I write about the many photos I’ve gathered over my years researching my family’s history, and why they have given me, and so many others, so much pleasure.

One of my most prized possessions that I gained with my research is the thousands of pictures obtained from different family members over the years. It gives me joy anytime I’m able to locate the faces behind the census records. It’s also a thrill whenever I can scan a picture and put it online to fill a gap in my family history. My collages of family photos have in the past connected families from generations of separation.

It’s pretty amazing for me to share photos and have people comment on my Facebook. They may have seen a picture but didn’t know who it was, but have now been given knowledge and history of individual in the picture.

Early opposition to collection

It has definitely been a benefit for me and my family in obtaining and scanning pictures. Memories of the past now have a chance to be identified and shared throughout the family, and for generations to come.

When I first started collecting pictures I was faced with a lot of opposition. It didn’t matter if I told them that I was putting photos on my hard drive, in case of a fire or natural disaster.
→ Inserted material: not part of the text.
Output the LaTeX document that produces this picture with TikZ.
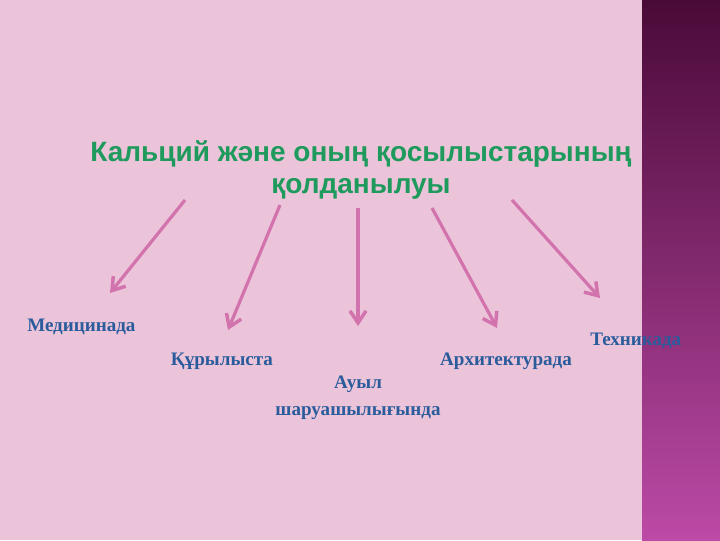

After meeting with relatives from New Orleans I learned that Hurricane Katrina was responsible for damaging thousands of photos held by family members. These are memories that they can’t get back.

Uncle Frank Lafleur Army picture

Uncle Frank Lafleur Army picture

Naming the nameless figures

Over the years I was able to scan through thousands of photos of relatives who lived in Saint Landry Parish. I was able to give relatives pictures of their ancestors that they had never seen before.

Another interesting fact is that some people may know the connection of the people but don’t know the name. That is where my research came in. For example, when I found a picture in Frilot Cove I was told that this man was the great grandfather of my host. The person who owned the original copy didn’t know the name of the person, however, with my research I was able to identify who he was as well as tell him some interesting historical facts about the man in the photograph.

One of my best picture finds was locating an old shoebox of pictures of some of Opelousas, most influential in town, Creoles of Color. In that box was a picture of Dr. Raphael Emile DONATO, who was one of the first licensed physicians in the Town of Opelousas.

Family photos: a flood of memories

I have success stories of finding pictures for family members. I actually was able to locate one of my great Uncle Frank Lafleur’s army photos. After his wife divorced him he left a lot of things behind and many were lost in the process, even his army photos. During a visit to his sister Lillian, in Eunice, Louisiana I found some of his army photographs. When I showed him the pictures he cried and attempted to give me money for the pictures. I refused and told him that he didn’t owe me anything.